Но Алик был слаб. Врач предупредил, что главное для мальчика — питание и движение. Лидия Алексеевна ходила каждое воскресенье на толкучку продавать немногие сохранившиеся вещи, ночами шила из подсунутых Анной Гавриловной вещей детские платьица и штанишки и тоже несла их на толчок, отчаянно торговалась за каждый рубль, рыскала в поисках чеснока и яблок. Приходя с работы, поднимала, как могла, Алика, заставляла его гулять, не давала сидеть, пока мальчик не начинал плакать.
Однажды, вернувшись с работы, она застала в комнате тощую кошку, которую Алик кормил хлебом. Лидии Алексеевне показалось, что мальчик над ней издевается. То, что добывалось с таким трудом, оторванное от себя, от сна, от здоровья, скармливалось животному. Болезненно чистоплотная, Лидия Алексеевна никогда не испытывала нежности к собакам и кошкам.
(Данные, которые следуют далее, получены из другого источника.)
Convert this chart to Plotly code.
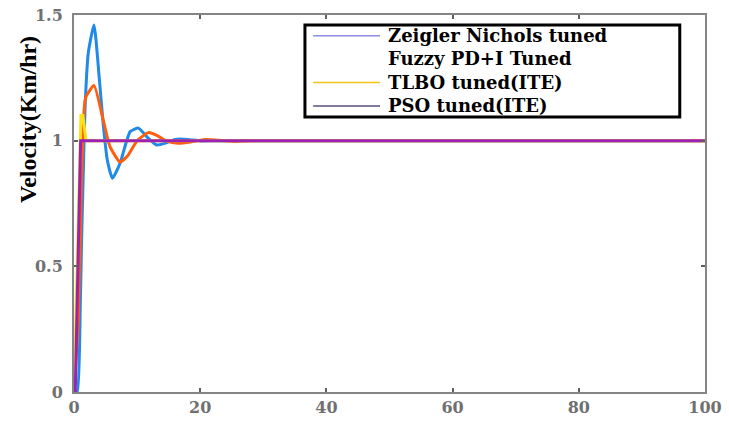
import plotly.graph_objects as go

# Step responses (time in s, velocity in Km/hr)
zn_t = [0, 0.5, 1.0, 1.2, 1.5, 1.75, 2.27, 3.17, 4.0, 4.65, 5.3, 6.1, 7.3, 8.9, 10.2, 11.8, 13.1, 14.5, 16, 18, 20, 23, 100]
zn_v = [0, 0.0, 0.35, 0.6, 0.9, 1.13, 1.35, 1.46, 1.25, 1.06, 0.92, 0.85, 0.91, 1.036, 1.05, 1.009, 0.983, 0.99, 1.005, 1.005, 0.999, 1.0, 1.0]

fz_t = [0, 0.7, 1.2, 1.5, 1.75, 2.0, 3.17, 4.65, 5.7, 7.3, 8.5, 10, 11.8, 13.2, 14.7, 16.5, 18.5, 20.5, 23, 25.5, 28, 100]
fz_v = [0, 0.3, 0.85, 1.08, 1.16, 1.18, 1.22, 1.08, 0.976, 0.915, 0.94, 1.0, 1.032, 1.02, 0.998, 0.99, 0.995, 1.004, 1.002, 0.997, 1.0, 1.0]

tlbo_t = [0, 1.1, 1.4, 1.9, 100]
tlbo_v = [0, 1.10, 1.10, 1.0, 1.0]

pso_t = [0, 0.2, 1.05, 100]
pso_v = [0, 0.0, 1.0, 1.0]

series_names = ["Zeigler Nichols tuned", "Fuzzy PD+I Tuned", "TLBO tuned(ITE)", "PSO tuned(ITE)"]
line_colors = ["#1f8ae8", "#ff5e0e", "#ffe015", "#9a22b4"]
line_shapes = ["spline", "spline", "linear", "linear"]
legend_colors = ["#8c8ce0", None, "#f2c21a", "#5b4d82"]

x_ticks = [0, 20, 40, 60, 80, 100]
y_ticks = [0, 0.5, 1, 1.5]

fig = go.Figure()
data = [(zn_t, zn_v), (fz_t, fz_v), (tlbo_t, tlbo_v), (pso_t, pso_v)]
for (t, v), name, col, shp in zip(data, series_names, line_colors, line_shapes):
    fig.add_trace(go.Scatter(x=t, y=v, mode="lines", name=name, showlegend=False,
                             line=dict(color=col, width=3, shape=shp, smoothing=0.5)))

tick_font = dict(family="DejaVu Serif", size=16, color="#707070")
axis_common = dict(
    showline=True, linecolor="#858585", linewidth=2, mirror="ticks",
    ticks="inside", ticklen=4, tickcolor="#606060", tickwidth=1.5,
    showgrid=False, zeroline=False, automargin=False,
    tickfont=tick_font,
)
fig.update_xaxes(range=[0, 100], tickvals=x_ticks,
                 ticktext=[f"<b>{v}</b>" for v in x_ticks], **axis_common)
fig.update_yaxes(range=[0, 1.5], tickvals=y_ticks,
                 ticktext=["<b>0</b>", "<b>0.5</b>", "<b>1</b>", "<b>1.5</b>"],
                 ticklabelstandoff=6, **axis_common)

fig.add_annotation(text="<b>Velocity(Km/hr)</b>", xref="paper", yref="paper",
                   x=-0.073, y=0.724, textangle=-90, showarrow=False,
                   xanchor="center", yanchor="middle",
                   font=dict(family="Liberation Serif", size=24, color="black"))

# boxed legend drawn in paper coordinates (plot area is 631 x 377 px)
plot_h = 377.0
legend_font = 18
row_step = 1.3 * legend_font / plot_h
legend_mid = 0.852
box_x0, box_x1, box_y0, box_y1 = 0.366, 0.960, 0.7294, 0.9735
fig.add_shape(type="rect", xref="paper", yref="paper",
              x0=box_x0, x1=box_x1, y0=box_y0, y1=box_y1,
              line=dict(color="black", width=3), fillcolor="white", layer="above")
for i, col in enumerate(legend_colors):
    if col is None:
        continue
    yy = legend_mid + (1.5 - i) * row_step
    fig.add_shape(type="line", xref="paper", yref="paper",
                  x0=0.379, x1=0.485, y0=yy, y1=yy,
                  line=dict(color=col, width=1.5), layer="above")
fig.add_annotation(text="<br>".join(f"<b>{n}</b>" for n in series_names),
                   xref="paper", yref="paper", x=0.494, y=legend_mid,
                   xanchor="left", yanchor="middle", align="left", showarrow=False,
                   font=dict(family="DejaVu Serif", size=legend_font, color="black"))

fig.update_layout(
    width=729, height=424,
    margin=dict(l=74, r=24, t=15, b=32),
    paper_bgcolor="white", plot_bgcolor="white",
    showlegend=False,
)

fig.write_html("out.html")
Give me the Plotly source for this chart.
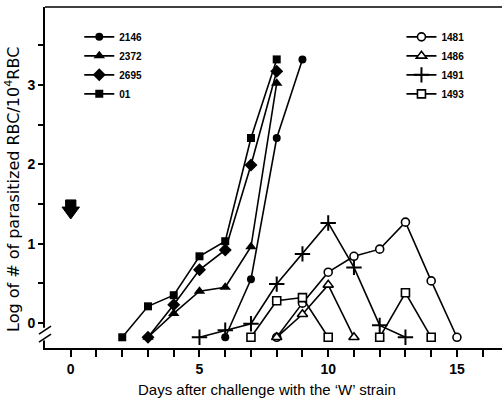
import plotly.graph_objects as go

BASE = -0.18  # "undetectable" level drawn below the axis break

days_2146 = [6, 7, 8, 9]
vals_2146 = [BASE, 0.55, 2.33, 3.32]
days_2372 = [3, 4, 5, 6, 7, 8]
vals_2372 = [BASE, 0.12, 0.40, 0.45, 0.96, 3.02]
days_2695 = [3, 4, 5, 6, 7, 8]
vals_2695 = [BASE, 0.23, 0.67, 0.92, 1.99, 3.17]
days_01 = [2, 3, 4, 5, 6, 7, 8]
vals_01 = [BASE, 0.21, 0.35, 0.84, 1.03, 2.33, 3.32]

days_1481 = [8, 9, 10, 11, 12, 13, 14, 15]
vals_1481 = [BASE, 0.25, 0.64, 0.84, 0.93, 1.27, 0.53, BASE]
days_1486 = [8, 9, 10, 11]
vals_1486 = [BASE, 0.11, 0.48, BASE]
days_1491 = [5, 6, 7, 8, 9, 10, 11, 12, 13]
vals_1491 = [BASE, -0.09, -0.01, 0.49, 0.87, 1.26, 0.70, -0.03, BASE]
days_1493 = [7, 8, 9, 10, 11, 12, 13, 14]
vals_1493 = [BASE, 0.28, 0.32, BASE, None, BASE, 0.38, BASE]

arrow_day = 0
arrow_level = 1.43

x_tick_vals = list(range(0, 17))
x_tick_text = [str(v) if v % 5 == 0 else "" for v in x_tick_vals]
y_tick_vals = [0, 0.5, 1, 1.5, 2, 2.5, 3, 3.5]
y_tick_text = ["0", "", "1", "", "2", "", "3", ""]

fig = go.Figure()

filled = [
    ("2146", days_2146, vals_2146, "circle", 8),
    ("2372", days_2372, vals_2372, "triangle-up", 10),
    ("2695", days_2695, vals_2695, "diamond", 10),
    ("01", days_01, vals_01, "square", 8),
]
for name, d, v, sym, sz in filled:
    fig.add_trace(go.Scatter(
        x=d, y=v, name=name, mode="lines+markers",
        line=dict(color="black", width=1.6),
        marker=dict(symbol=sym, size=sz, color="black"),
        legend="legend",
    ))

opened = [
    ("1481", days_1481, vals_1481, "circle", 8),
    ("1486", days_1486, vals_1486, "triangle-up", 9),
    ("1491", days_1491, vals_1491, "cross-thin", 11),
    ("1493", days_1493, vals_1493, "square", 8),
]
for name, d, v, sym, sz in opened:
    fig.add_trace(go.Scatter(
        x=d, y=v, name=name, mode="lines+markers", connectgaps=False,
        line=dict(color="black", width=1.6),
        marker=dict(symbol=sym, size=sz, color="white",
                    line=dict(color="black", width=2 if sym == "cross-thin" else 1.6)),
        legend="legend2",
    ))

font = "Liberation Sans, Arial, sans-serif"

shapes = [
    # top frame line
    dict(type="line", xref="paper", yref="paper", x0=0, x1=1, y0=1, y1=1,
         line=dict(color="black", width=1.5)),
    # axis break: gap + slashes
    dict(type="rect", xref="paper", yref="y", x0=-4/457, x1=4/457, y0=-0.22, y1=-0.06,
         fillcolor="white", line=dict(width=0)),
    dict(type="line", xref="paper", yref="y", x0=-6/457, x1=6/457, y0=-0.14, y1=-0.04,
         line=dict(color="black", width=1.6)),
    dict(type="line", xref="paper", yref="y", x0=-6/457, x1=6/457, y0=-0.24, y1=-0.14,
         line=dict(color="black", width=1.6)),
    # downward arrow marking the challenge
    dict(type="path", xref="x", yref="y",
         path=(f"M {arrow_day-0.2},{arrow_level+0.12} L {arrow_day+0.2},{arrow_level+0.12} "
               f"L {arrow_day+0.2},{arrow_level+0.03} L {arrow_day+0.34},{arrow_level+0.03} "
               f"L {arrow_day},{arrow_level-0.12} L {arrow_day-0.34},{arrow_level+0.03} "
               f"L {arrow_day-0.2},{arrow_level+0.03} Z"),
         fillcolor="black", line=dict(color="black", width=1)),
]

annotations = [
    dict(text="Log of # of parasitized RBC/10<sup>4</sup>RBC", textangle=-90,
         xref="paper", yref="paper", x=(12 - 45) / 457, y=(348 - 190) / 341,
         xanchor="center", yanchor="middle", showarrow=False,
         font=dict(size=16, family="DejaVu Sans, sans-serif")),
    dict(text="Days after challenge with the \u2018W\u2019 strain",
         xref="paper", yref="paper", x=(267 - 45) / 457, y=(348 - 390) / 341,
         xanchor="center", yanchor="middle", showarrow=False,
         font=dict(size=15, family=font)),
]

fig.update_layout(
    width=502, height=400,
    margin=dict(l=45, r=0, t=7, b=52),
    paper_bgcolor="white", plot_bgcolor="white",
    font=dict(family=font, color="black"),
    shapes=shapes,
    annotations=annotations,
    legend=dict(x=0.075, y=0.955, xanchor="left", yanchor="top",
                bgcolor="rgba(0,0,0,0)", font=dict(size=10, family=font, weight="bold"),
                itemwidth=30, tracegroupgap=0),
    legend2=dict(x=0.78, y=0.955, xanchor="left", yanchor="top",
                 bgcolor="rgba(0,0,0,0)", font=dict(size=10, family=font, weight="bold"),
                 itemwidth=30, tracegroupgap=0),
    xaxis=dict(range=[-1.0, 16.75], showgrid=False, zeroline=False,
               showline=True, linecolor="black", linewidth=2,
               ticks="outside", ticklen=7, tickwidth=1.5, tickcolor="black",
               tickvals=x_tick_vals, ticktext=x_tick_text,
               tickfont=dict(size=14, family=font, weight="bold")),
    yaxis=dict(range=[-0.315, 3.98], showgrid=False, zeroline=False,
               showline=True, linecolor="black", linewidth=2,
               ticks="outside", ticklen=5, tickwidth=1.5, tickcolor="black",
               tickvals=y_tick_vals, ticktext=y_tick_text,
               tickfont=dict(size=14, family=font, weight="bold")),
)

fig.write_html("out.html")
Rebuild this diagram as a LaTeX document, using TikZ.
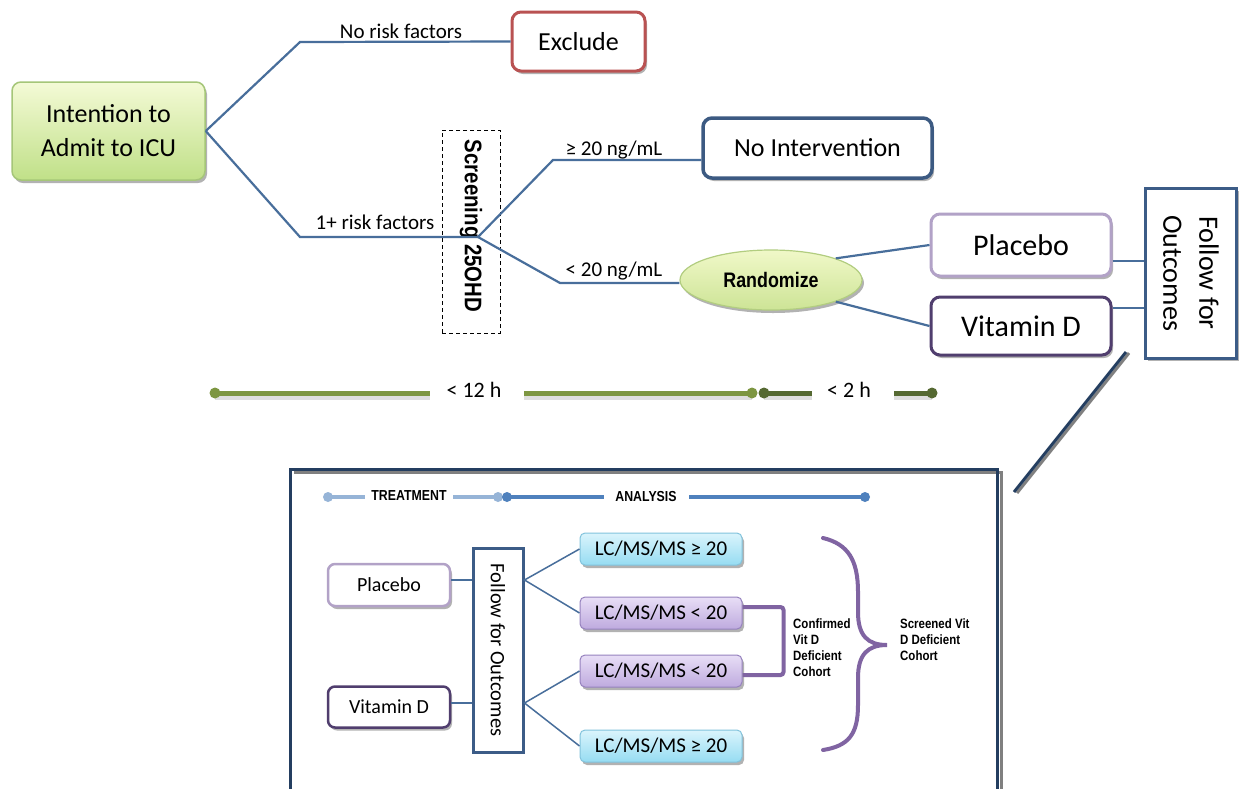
\documentclass[tikz,border=0pt]{standalone}
\usepackage{fontspec}
\setmainfont{Carlito}
\newfontfamily\narrowfont[FakeStretch=0.85]{Liberation Sans}
\usetikzlibrary{shadows,shapes.geometric,calc}
\definecolor{intTop}{RGB}{244,250,214}
\definecolor{intBot}{RGB}{192,224,136}
\definecolor{intB}{RGB}{165,198,120}
\definecolor{exclB}{RGB}{185,82,82}
\definecolor{noIntB}{RGB}{60,90,130}
\definecolor{placB}{RGB}{178,162,199}
\definecolor{vitB}{RGB}{80,62,110}
\definecolor{follB}{RGB}{60,92,135}
\definecolor{randTop}{RGB}{240,248,200}
\definecolor{randBot}{RGB}{205,228,150}
\definecolor{randB}{RGB}{178,205,128}
\definecolor{conn}{RGB}{72,110,155}
\definecolor{tlLight}{RGB}{125,150,65}
\definecolor{tlDark}{RGB}{85,105,50}
\definecolor{frameC}{RGB}{36,62,96}
\definecolor{ptlLight}{RGB}{150,180,215}
\definecolor{ptlDark}{RGB}{79,129,189}
\definecolor{cyanTop}{RGB}{218,244,252}
\definecolor{cyanBot}{RGB}{150,220,242}
\definecolor{cyanB}{RGB}{130,195,220}
\definecolor{purTop}{RGB}{232,222,246}
\definecolor{purBot}{RGB}{190,170,222}
\definecolor{purB}{RGB}{150,130,190}
\definecolor{braceC}{RGB}{128,100,162}
\tikzset{
  shad/.style={drop shadow={shadow xshift=2pt,shadow yshift=-3pt,opacity=0.3,fill=black}},
  rbox/.style={rectangle,rounded corners=9,fill=white,align=center,inner sep=0pt,shad},
  bigfont/.style={font=\fontsize{26}{34}\selectfont},
  lbl/.style={font=\fontsize{21}{24}\selectfont,inner sep=1pt},
  conn/.style={draw=conn,line width=2.2},
  boldn/.style={font=\narrowfont\bfseries\fontsize{#1}{#1}\selectfont},
  lcbox/.style={rectangle,rounded corners=5,draw=#1B,top color=#1Top,bottom color=#1Bot,line width=1,
    minimum width=162,minimum height=32,inner sep=0pt,font=\fontsize{21}{24}\selectfont,shad},
  tldot/.style={circle,fill=#1,inner sep=0pt,minimum size=11},
  smalltxt/.style={anchor=north west,align=left,inner sep=0pt,font=\narrowfont\bfseries\fontsize{13.5}{16}\selectfont}
}
\begin{document}
\begin{tikzpicture}[x=1pt,y=-1pt]
\useasboundingbox (0,0) rectangle (1239,788);
\fill[white] (0,0) rectangle (1239,788);

% ---------- top diagram nodes ----------
\node[rbox,draw=intB,line width=1.5,top color=intTop,bottom color=intBot,minimum width=193,minimum height=98,bigfont] (intent) at (108.5,131) {Intention to\\Admit to ICU};
\node[rbox,draw=exclB,line width=3,minimum width=133,minimum height=59,bigfont] (excl) at (578.5,41.5) {Exclude};
\node[draw,dashed,dash pattern=on 4pt off 3pt,line width=1,minimum width=58,minimum height=203,inner sep=0pt] (scr) at (471,231.5) {};
\node[rotate=-90,inner sep=0pt,boldn=24] (scrtxt) at (471,226) {Screening 25OHD};
\node[rbox,draw=noIntB,line width=3.5,minimum width=229,minimum height=60,bigfont] (noint) at (817.5,148) {No Intervention};
\node[ellipse,draw=randB,line width=1.2,top color=randTop,bottom color=randBot,minimum width=182,minimum height=60,inner sep=0pt,boldn=21,shad] (rand) at (771,280) {Randomize};
\node[rbox,draw=placB,line width=3,minimum width=180,minimum height=62,font=\fontsize{30}{34}\selectfont] (plac) at (1021,245) {Placebo};
\node[rbox,draw=vitB,line width=3,minimum width=180,minimum height=58,font=\fontsize{30}{34}\selectfont] (vit) at (1021,326) {Vitamin D};
\node[draw=follB,fill=white,line width=3,rotate=-90,minimum width=170,minimum height=91,inner sep=0pt,align=center,font=\fontsize{28}{36}\selectfont,shad] (follow) at (1191,273) {Follow for\\Outcomes};

% ---------- top connectors ----------
\coordinate (j1) at (300,42);
\coordinate (j2) at (300,237);
\coordinate (bp) at (478,237);
\coordinate (u1) at (553,160);
\coordinate (l1) at (560,283);
\draw[conn] (intent.east) -- (j1) -- (excl.west);
\draw[conn] (intent.east) -- (j2) -- (bp);
\draw[conn] (bp) -- (u1) -- (noint.west |- u1);
\draw[conn] (bp) -- (l1) -- (rand.west |- l1);
\draw[conn] (rand.north east) -- (plac.west);
\draw[conn] (rand.south east) -- (vit.west);
\coordinate (pl1) at ([yshift=-16pt]plac.east);
\coordinate (vi1) at ([yshift=18pt]vit.east);
\draw[draw=conn,line width=1.5] (pl1) -- (pl1 -| follow.south);
\draw[draw=conn,line width=1.5] (vi1) -- (vi1 -| follow.south);

\node[lbl] (lnr) at (401,31) {No risk factors};
\node[lbl] (l1r) at (375,222) {1+ risk factors};
\node[lbl] (lge) at (614,150) {≥ 20 ng/mL};
\node[lbl] (llt) at (614,271) {< 20 ng/mL};

% ---------- time line ----------
\coordinate (t1) at (215,393);
\coordinate (t1e) at (430,393);
\coordinate (t2s) at (524,393);
\coordinate (t2) at (752,393);
\coordinate (t3) at (764,393);
\coordinate (t3e) at (812,393);
\coordinate (t4s) at (894,393);
\coordinate (t4) at (932,393);
\node[font=\fontsize{22}{24}\selectfont] (h12) at (474,390) {< 12 h};
\node[font=\fontsize{22}{24}\selectfont] (h2) at (849,390) {< 2 h};
\begin{scope}[line width=5]
\draw[black,opacity=0.13,line width=6] ([yshift=-4pt]t1) -- ([yshift=-4pt]t1e);
\draw[black,opacity=0.13,line width=6] ([yshift=-4pt]t2s) -- ([yshift=-4pt]t2);
\draw[black,opacity=0.13,line width=6] ([yshift=-4pt]t3) -- ([yshift=-4pt]t3e);
\draw[black,opacity=0.13,line width=6] ([yshift=-4pt]t4s) -- ([yshift=-4pt]t4);
\draw[tlLight] (t1) -- (t1e);
\draw[tlLight] (t2s) -- (t2);
\draw[tlDark] (t3) -- (t3e);
\draw[tlDark] (t4s) -- (t4);
\end{scope}
\node[tldot=tlLight] (d1) at (t1) {};
\node[tldot=tlLight] (d2) at (t2) {};
\node[tldot=tlDark] (d3) at (t3) {};
\node[tldot=tlDark] (d4) at (t4) {};

% ---------- zoom line ----------
\coordinate (z1) at (1126,352);
\coordinate (z2) at (1014,492);
\draw[gray,line width=3] ([xshift=3pt,yshift=-1pt]z1) -- ([xshift=3pt,yshift=-1pt]z2);
\draw[frameC,line width=3] (z1) -- (z2);

% ---------- panel ----------
\draw[gray,line width=3] (294,472) -- (1001,472) -- (1001,790);
\draw[frameC,line width=3] (290,790) -- (290,469) -- (997,469) -- (997,790);

% panel timeline
\coordinate (p1) at (328,497);
\coordinate (p1e) at (365,497);
\coordinate (p2s) at (453,497);
\coordinate (p2) at (498,497);
\coordinate (p3) at (507,497);
\coordinate (p3e) at (604,497);
\coordinate (p4s) at (689,497);
\coordinate (p4) at (865,497);
\node[boldn=14.5] (treat) at (409,496) {TREATMENT};
\node[boldn=14.5] (anal) at (646,496) {ANALYSIS};
\draw[ptlLight,line width=4] (p1) -- (p1e);
\draw[ptlLight,line width=4] (p2s) -- (p2);
\draw[ptlDark,line width=3.5] (p3) -- (p3e);
\draw[ptlDark,line width=3.5] (p4s) -- (p4);
\node[tldot=ptlLight,minimum size=10] (pd1) at (p1) {};
\node[tldot=ptlLight,minimum size=10] (pd2) at (p2) {};
\node[tldot=ptlDark,minimum size=10] (pd3) at (p3) {};
\node[tldot=ptlDark,minimum size=10] (pd4) at (p4) {};

% panel nodes
\node[rbox,draw=placB,line width=2.5,rounded corners=7,minimum width=122,minimum height=42,font=\fontsize{20}{24}\selectfont] (plac2) at (389,585) {Placebo};
\node[rbox,draw=vitB,line width=2.5,rounded corners=7,minimum width=122,minimum height=41,font=\fontsize{20}{24}\selectfont] (vit2) at (389,707) {Vitamin D};
\node[draw=follB,fill=white,line width=3,rotate=-90,minimum width=204,minimum height=50,inner sep=0pt,font=\fontsize{20.5}{24}\selectfont] (follow2) at (498,650) {Follow for Outcomes};
\node[lcbox=cyan] (lc1) at (661,549) {LC/MS/MS ≥ 20};
\node[lcbox=pur] (lc2) at (661,613) {LC/MS/MS < 20};
\node[lcbox=pur] (lc3) at (661,671) {LC/MS/MS < 20};
\node[lcbox=cyan] (lc4) at (661,746) {LC/MS/MS ≥ 20};

\coordinate (pb1) at ([yshift=5pt]plac2.east -| follow2.north);
\coordinate (pb2) at ([yshift=4pt]vit2.east -| follow2.north);
\draw[draw=conn,line width=2] ([yshift=5pt]plac2.east) -- (pb1 -| follow2.south);
\draw[draw=conn,line width=2] ([yshift=4pt]vit2.east) -- (pb2 -| follow2.south);
\draw[draw=conn,line width=1.5] (lc1.west) -- (pb1) -- (lc2.west);
\draw[draw=conn,line width=1.5] (lc3.west) -- (pb2) -- (lc4.west);

% bracket and brace
\draw[braceC,line width=4,rounded corners=3] ([yshift=6pt]lc2.east) -- ++(41,0) |- ([yshift=-4pt]lc3.east);
\node[smalltxt] (conf) at (793,619) {Confirmed\\Vit D\\Deficient\\Cohort};
\coordinate (br1) at (823,538);
\coordinate (brt) at (887,645);
\coordinate (br2) at (823,750);
\draw[braceC,line width=4,line cap=round] (br1) .. controls (848,544) and (858,560) .. (858,592) -- (858,612) .. controls (858,636) and (868,645) .. (brt) .. controls (868,645) and (858,654) .. (858,678) -- (858,705) .. controls (858,735) and (848,746) .. (br2);
\node[smalltxt] (scrd) at (900,619) {Screened Vit\\D Deficient\\Cohort};
\end{tikzpicture}
\end{document}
— Сейчас же встань! — крикнула она Алику, который послушно поднялся, но все не сводил радостного взгляда с грязной голодной гостьи. — Чтоб этого больше не было!
Широко открытыми глазами следил Алик за Лидией Алексеевной. Она была уже у двери, когда он крикнул отчаянно:
— Ты злая, злая!
И когда резко, с пискнувшей в руках кошкой, обернулась к нему — в его глазах мелькнул испуг, и снова ожесточение, и еще раз:
— Ты злая!
— Хорошо, — сказала она, тяжело дыша, — хорошо, вот тебе твоя кошка, но к маме больше не подходи!
И разрыдалась, стыдясь и не в силах удержаться. И когда испуганный Алик хватался за ее руки и просил прощения, она уже боялась, что испугала его. И никак не могла понять, что от нее требуется, чего он от нее добивается:
— Ты меня прощаешь?
— Да, да, я уже простила…
— Почему же ты не делаешь?
— Что не делаю?
— Как надо!
— Что надо?
— Как всегда надо!
— Как?
— Ты же сама знаешь… Прижать и говорить, что не надо больше делать… Чтобы я не делал больше… Почему плохо и чтобы не делал…
— Да, да.
— Что же ты молчишь?
— Сейчас, сейчас…
Кошка осталась. Была она на редкость некрасива, эта приблудная кошка, но очень деликатна. Тяжелая жизнь и голодное время не помешали ей принести вскоре котят, и Лидии Алексеевне пришлось их топить, оставив лишь одного. Этого единственного кошка заласкивала чуть не до смерти. Она так порывисто и жадно его облизывала, что опрокидывала. Она постоянно прятала его все в новые и новые места. На улицу не выходила, а сбегав на песок или поесть, неслась обратно вскачь с тревожным гнусавым мяуканьем. Кошка так похудела, что не только на спине, даже на морде ее проступили широкие кости, но когда котенок, тиская лапой ее вислое брюхо, сосал молоко, вся ее фигура выражала боязливое наслаждение. Если в ее отсутствие котенок вылезал на середину комнаты, кошка, виновато мяукая, утаскивала его за шиворот подальше с глаз людей. Стоило, однако, мамаше уйти — и котенок снова, нетвердо ступая, выбирался из угла. Он садился и, встряхивая головой, тянулся неловко задней лапой к шее, но, почесав раза два, задумывался, уставясь рассеянным взглядом в пространство, как человек, у которого нет желаний и который не знает, чего бы ему пожелать. Тихо улыбаясь, Алик водил у него перед носом пальцем, и котенок, воодушевившись, перебирал передними лапками, как бы собираясь прыгнуть, но вдруг снова тряс головой и пытался почесать ее лапой. Потом его внимание привлекал кусочек бумажки под стулом, и он, демонстрируя умение ходить в незнакомой местности, направлялся на согнутых лапах в ту сторону, но являлась, тревожно мяукая, мать и утаскивала его в свой угол. Тихо улыбаясь, Лидия Алексеевна понимала ее.